The concert begins with a symphony in the classical style by 20th century English composer Benjamin Britten. The themes come from his childhood, kept in a sketchbook when he was between 9 and 12. By the time he began his formal studies with Frank Bridge, he realized that he had a lot to learn about compositional technique but that he still had a knack for creating good melodies.

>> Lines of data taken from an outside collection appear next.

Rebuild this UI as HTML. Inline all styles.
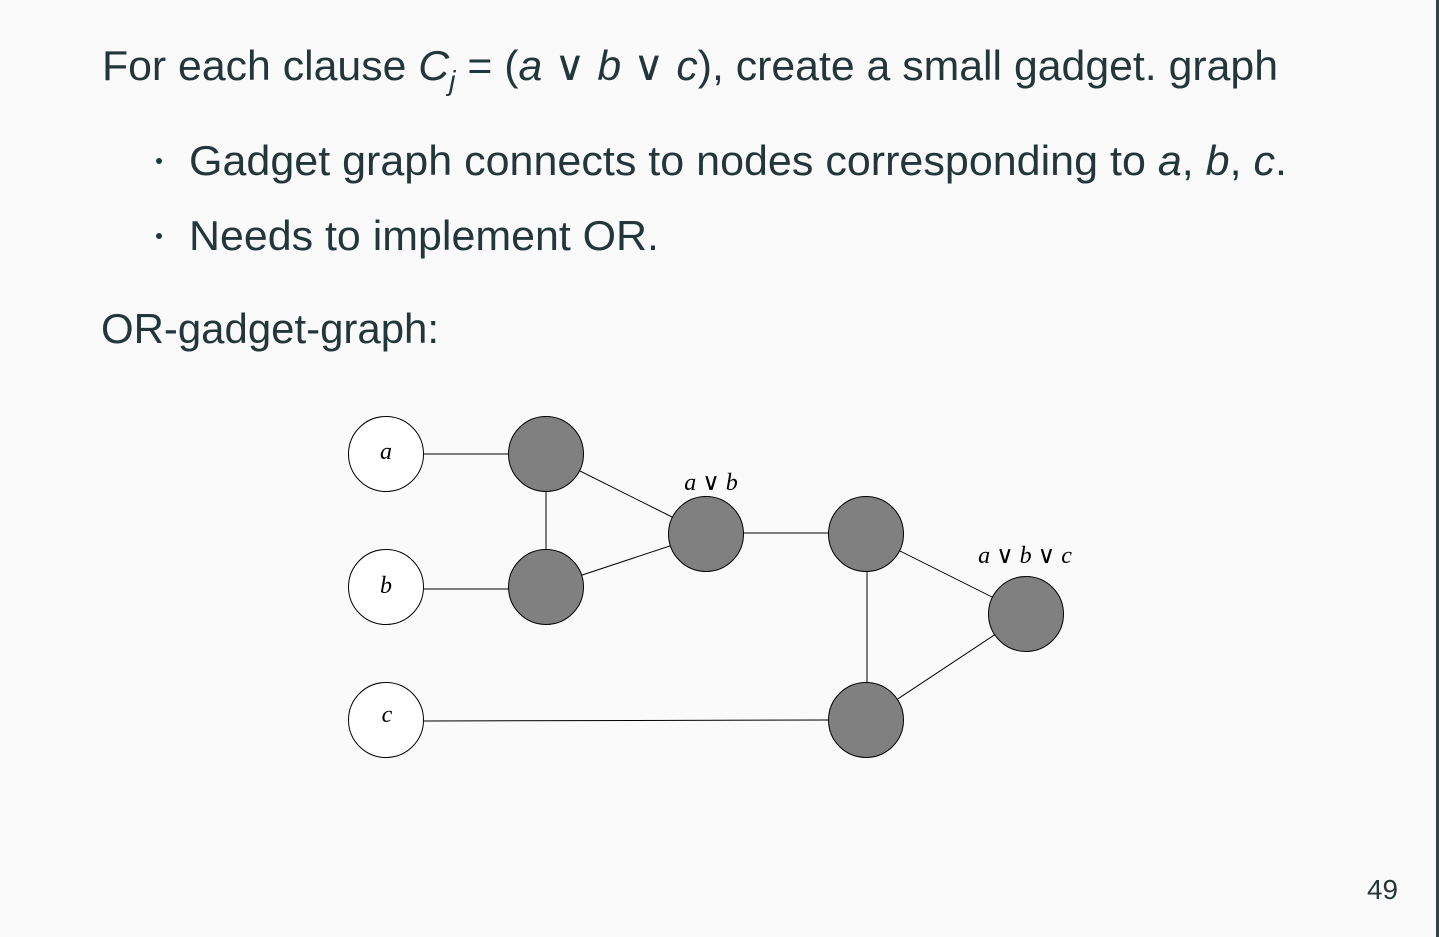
<!DOCTYPE html>
<html><head><style>
html,body{margin:0;padding:0;background:#fafafa;}
svg{display:block;}
</style></head><body>
<svg width="1439" height="937" viewBox="0 0 1439 937" xmlns="http://www.w3.org/2000/svg">
<rect width="1439" height="937" fill="#fafafa"/>
<rect x="1436" y="0" width="3" height="937" fill="#3a3f42"/>
<g font-family="Liberation Sans, sans-serif" fill="#23373b" font-size="42">
<text x="102" y="80" textLength="1176" lengthAdjust="spacingAndGlyphs">For each clause <tspan font-style="italic">C</tspan><tspan font-style="italic" font-size="28" dy="10">j</tspan><tspan dy="-10"> = (</tspan><tspan font-style="italic">a</tspan> ∨ <tspan font-style="italic">b</tspan> ∨ <tspan font-style="italic">c</tspan>), create a small gadget. graph</text>
<circle cx="159" cy="161" r="3"/>
<text x="189" y="175" textLength="1098" lengthAdjust="spacingAndGlyphs">Gadget graph connects to nodes corresponding to <tspan font-style="italic">a</tspan>, <tspan font-style="italic">b</tspan>, <tspan font-style="italic">c</tspan>.</text>
<circle cx="159" cy="236" r="3"/>
<text x="189" y="250" textLength="470" lengthAdjust="spacingAndGlyphs">Needs to implement OR.</text>
<text x="101" y="343" textLength="338" lengthAdjust="spacingAndGlyphs">OR-gadget-graph:</text>
<text x="1367" y="899" font-size="28" textLength="31" lengthAdjust="spacingAndGlyphs">49</text>
</g>
<g stroke="#000" stroke-width="1">
<line x1="424" y1="454" x2="509" y2="454"/>
<line x1="424" y1="589" x2="509" y2="589"/>
<line x1="424" y1="721" x2="829" y2="720"/>
<line x1="546" y1="454" x2="546" y2="587"/>
<line x1="546" y1="454" x2="706" y2="534"/>
<line x1="546" y1="587" x2="706" y2="534"/>
<line x1="706" y1="533" x2="866" y2="533"/>
<line x1="867" y1="534" x2="867" y2="720"/>
<line x1="866" y1="534" x2="1026" y2="614"/>
<line x1="866" y1="720" x2="1026" y2="614"/>
</g>
<g stroke="#000" stroke-width="1">
<circle cx="386" cy="454" r="37.5" fill="#fff"/>
<circle cx="386" cy="587" r="37.5" fill="#fff"/>
<circle cx="386" cy="720" r="37.5" fill="#fff"/>
<circle cx="546" cy="454" r="37.5" fill="#808080"/>
<circle cx="546" cy="587" r="37.5" fill="#808080"/>
<circle cx="706" cy="534" r="37.5" fill="#808080"/>
<circle cx="866" cy="534" r="37.5" fill="#808080"/>
<circle cx="866" cy="720" r="37.5" fill="#808080"/>
<circle cx="1026" cy="614" r="37.5" fill="#808080"/>
</g>
<g font-family="Liberation Serif, serif" font-style="italic" font-size="24" fill="#000" text-anchor="middle">
<text x="386" y="459">a</text>
<text x="386" y="593">b</text>
<text x="387" y="722">c</text>
<text x="711" y="490">a <tspan font-style="normal">∨</tspan> b</text>
<text x="1025" y="563">a <tspan font-style="normal">∨</tspan> b <tspan font-style="normal">∨</tspan> c</text>
</g>
</svg>
</body></html>
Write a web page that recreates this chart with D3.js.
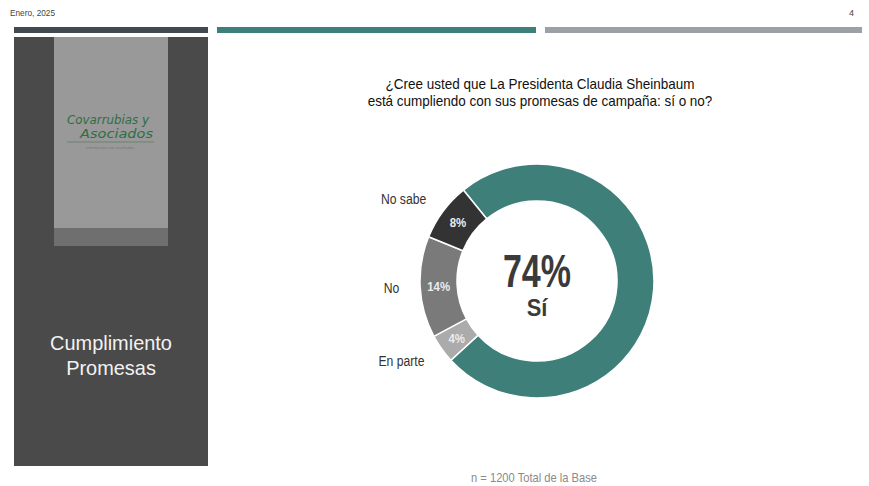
<!DOCTYPE html>
<html>
<head>
<meta charset="utf-8">
<script src="https://cdn.jsdelivr.net/npm/d3@7"></script>
<style>
  body { margin: 0; background: #fff; }
  svg { display: block; font-family: "Liberation Sans", Arial, sans-serif; }
</style>
</head>
<body>
<div id="chart"></div>
<script>
// data
var categories = ["Sí", "En parte", "No", "No sabe"];
var values = [74, 4, 14, 8];
var sliceColors = ["#3e8079", "#ababab", "#7a7a7a", "#333333"];
var question = ["¿Cree usted que La Presidenta Claudia Sheinbaum",
                "está cumpliendo con sus promesas de campaña: sí o no?"];
var sideTitle = ["Cumplimiento", "Promesas"];

var width = 869, height = 486;

var svg = d3.select("#chart")
  .append("svg")
    .attr("width", width)
    .attr("height", height);

// the slide font is a narrow one, squeeze Liberation Sans to fake it
function narrow(x, y, k) {
  return "translate(" + x + "," + y + ") scale(" + k + ",1)";
}

// header
svg.append("text").attr("transform", narrow(10, 16, 0.92))
    .text("Enero, 2025").style("font-size", "9px").style("fill", "#444");
svg.append("text").attr("x", 854).attr("y", 16).attr("text-anchor", "end")
    .text("4").style("font-size", "9px").style("fill", "#444");

// the three colour bars on top
var bars = [{x0: 14, x1: 208, c: "#3f4b51"},
            {x0: 217, x1: 536, c: "#3d8079"},
            {x0: 545, x1: 862, c: "#9ba1a7"}];
svg.selectAll("rect.bar")
    .data(bars)
    .enter()
    .append("rect")
      .attr("x", d => d.x0)
      .attr("y", 27)
      .attr("width", d => d.x1 - d.x0)
      .attr("height", 6)
      .style("fill", d => d.c);

// left panel
svg.append("rect").attr("x", 14).attr("y", 37).attr("width", 194).attr("height", 429).style("fill", "#4a4a4a");
svg.append("rect").attr("x", 54).attr("y", 37).attr("width", 114).attr("height", 191).style("fill", "#999999");
svg.append("rect").attr("x", 54).attr("y", 228).attr("width", 114).attr("height", 18).style("fill", "#6f6f6f");

// logo
svg.append("text").attr("x", 67).attr("y", 124)
    .attr("textLength", 82).attr("lengthAdjust", "spacingAndGlyphs")
    .text("Covarrubias y")
    .style("font-family", "'DejaVu Sans', sans-serif").style("font-style", "italic")
    .style("font-size", "13px").style("fill", "#2f6e43");
svg.append("text").attr("x", 80).attr("y", 138)
    .attr("textLength", 73).attr("lengthAdjust", "spacingAndGlyphs")
    .text("Asociados")
    .style("font-family", "'DejaVu Sans', sans-serif").style("font-style", "italic")
    .style("font-size", "13px").style("fill", "#2f6e43");
svg.append("line").attr("x1", 67).attr("x2", 154).attr("y1", 142).attr("y2", 142)
    .style("stroke", "#5f7f66").style("stroke-width", 0.8);
svg.append("text").attr("x", 110).attr("y", 148.5).attr("text-anchor", "middle")
    .text("información con resultados").style("font-size", "4px").style("fill", "#777");

svg.selectAll("text.side")
    .data(sideTitle)
    .enter()
    .append("text")
      .attr("transform", (d, i) => narrow(111, 350 + i * 25, 0.95))
      .attr("text-anchor", "middle")
      .text(d => d)
      .style("font-size", "21px")
      .style("fill", "#f2f2f2");

// question
svg.selectAll("text.q")
    .data(question)
    .enter()
    .append("text")
      .attr("transform", (d, i) => narrow(540, 89 + i * 16.5, 0.9))
      .attr("text-anchor", "middle")
      .text(d => d)
      .style("font-size", "15px")
      .style("fill", "#111");

// donut
var cx = 537, cy = 281, outerR = 117, innerR = 80;
var g = svg.append("g").attr("transform", "translate(" + cx + "," + cy + ")");

var data = categories.map(function(c, i) { return {name: c, value: values[i], color: sliceColors[i]}; });

var pie = d3.pie()
    .sort(null)
    .value(d => d.value)
    .startAngle(-39 * Math.PI / 180)
    .endAngle(321 * Math.PI / 180);

var arc = d3.arc().innerRadius(innerR).outerRadius(outerR);
var labelArc = d3.arc().innerRadius(138).outerRadius(138);

var arcs = pie(data);

g.selectAll("path")
    .data(arcs)
    .enter()
    .append("path")
      .attr("d", arc)
      .style("fill", d => d.data.color)
      .style("stroke", "#fff")
      .style("stroke-width", 1.5);

// percentages inside the small slices
g.selectAll("text.pct")
    .data(arcs.slice(1))
    .enter()
    .append("text")
      .attr("transform", d => { var c = arc.centroid(d); return narrow(c[0], c[1] + 4.5, 0.88); })
      .attr("text-anchor", "middle")
      .text(d => d.data.value + "%")
      .style("font-size", "13px")
      .style("font-weight", "bold")
      .style("fill", "#ececec");

// category names outside
g.selectAll("text.cat")
    .data(arcs.slice(1))
    .enter()
    .append("text")
      .attr("transform", d => { var c = labelArc.centroid(d); return narrow(c[0], c[1] + 5, 0.87); })
      .attr("text-anchor", "end")
      .text(d => d.data.name)
      .style("font-size", "14px")
      .style("fill", "#333");

// big number in the middle
g.append("text").attr("transform", narrow(0, 6, 0.74)).attr("text-anchor", "middle")
    .text(values[0] + "%")
    .style("font-size", "46px").style("font-weight", "bold").style("fill", "#3a3a3a");
g.append("text").attr("transform", narrow(0, 35, 0.95)).attr("text-anchor", "middle")
    .text(categories[0])
    .style("font-size", "23px").style("font-weight", "bold").style("fill", "#3a3a3a");

// footer
svg.append("text").attr("transform", narrow(534, 482, 0.93)).attr("text-anchor", "middle")
    .text("n = 1200 Total de la Base").style("font-size", "12px").style("fill", "#8a8a8a");
</script>
</body>
</html>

Next on the program is a new piano concerto by one of today's leading voices, American composer Hannah Lash. She tells us that artistic partner of the SPCO, Jeremey Denk, is one of her favorite pianists, so it is certainly a thrill to write for him. Her concerto shares aspects of traditional classical style with concertos of yore, but it's in her dreamy themes and unresolved dissonances that the imagination is captivated. In Pursuit of Flying veers into emotionally charged regions, ending in an explosion of virtuosity. It will be a show-stopper for sure. (You can sample her work by clicking on Moth Sketches above. It's not on the program, but I love it.)
Next on the program is Igor Stravinsky's modern response to Bach's Brandenburg Concerto No. 3, his neo-classic — or perhaps more aptly, neo-Baroque — Dumbarton Oaks Concerto. Commissioned for a 30th anniversary, this piece is likely the best present ever given or received.
Finally, the concert gets down-home with fiddle-influenced music: Aaron Copland's "Hoe Down" from Rodeo and a work by this weekend's guest conductor, Teddy Abrams. Fiddling for Strings and Piano was written during what he says was a meaningful and nostalgic period of his life, when he spent three summers in the mountains of western North Carolina learning to play "old-time" fiddling music. It was especially powerful for a classical musician who began to connect the power of folk music as part of America's aural tradition.
Also on the program, violinist Eunice Kim will perform a work by Jeremy Kittel called Pando. More pieced together from improvisation than written down, it's a trance-like minimalist blend of traditional fiddle with a hit of banjo for good measure.
This is going to be one heck of a concert, so don't miss it!